According to the Marines Corps archives on the Occupation of the Sasebo/Nagasaki area, dated September 1945: "Lieutenant Colonel George L. Cooper later recalled: '[Nagasaki] Ground zero appeared to have been a rather large sports stadium [actually ground zero was bounded by the Mitsubishi Steel and Arms Works in the south and by the Mitsubishi-Urakami Ordnance Works (Torpedo Works) in the north] and all of us were categorically ordered to stay out of any place within pistol shot of this area. The result of this order was that everybody and his brother headed directly for ground zero as soon as they could, and in no time at all had picked the area clean of all movable objects."

Which explains why my father toured Nagasaki. The war was over. He, like every other G.I., was bored and wanted to go home. He, like every other G.I., wanted to see the most amazing site in the world that was, in his case, just a jeep ride away. He went sightseeing. And what he saw there was so terrible he didn't speak about it for sixty-four years.

What was there, I asked him recently? "What was there? Nothing was there. It was flattened. Just those tilting smokestacks. Nothing else."

In May of this year, my father was diagnosed with leukemia/lymphoma. We're not yet sure what the treatment will be since he has a number of other ailments, but this week, during a visit to the Veterans Administration Hospital in Palo Alto, I told the doctor of my father's visit to the A-bomb site at Nagasaki. She raised her eyebrows. Leukemia/lymphoma can sometimes be connected with exposure to radiation. So we're looking into it further.
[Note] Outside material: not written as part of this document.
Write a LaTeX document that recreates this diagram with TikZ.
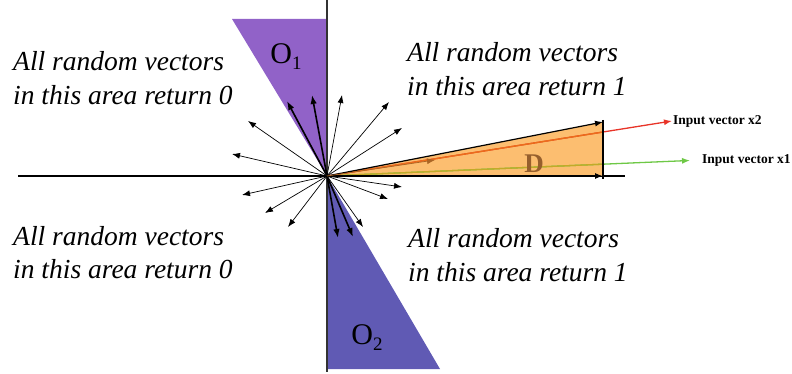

My father is going to be 90 in four months and, according to his doctor, something else is likely to take his life before this new disease does so.

But the connection is food for thought. He may be paying the price for a soldier's curiosity. He was very surprised to still be alive at the end of the War, he says. He probably thought he was now invincible.

Captain Chapman (third from left, back row) with his men on Ie Shima. Behind the group, you can see the small channel of water that separates Ie Shima from the hilly terrain of Okinawa. Behind the group of men on the other side, you see what looks like a rice field surrounded by a white picket fence, topped by a tall flag post sporting an America flag. Those are graves and the white wood are the crosses. July 1945.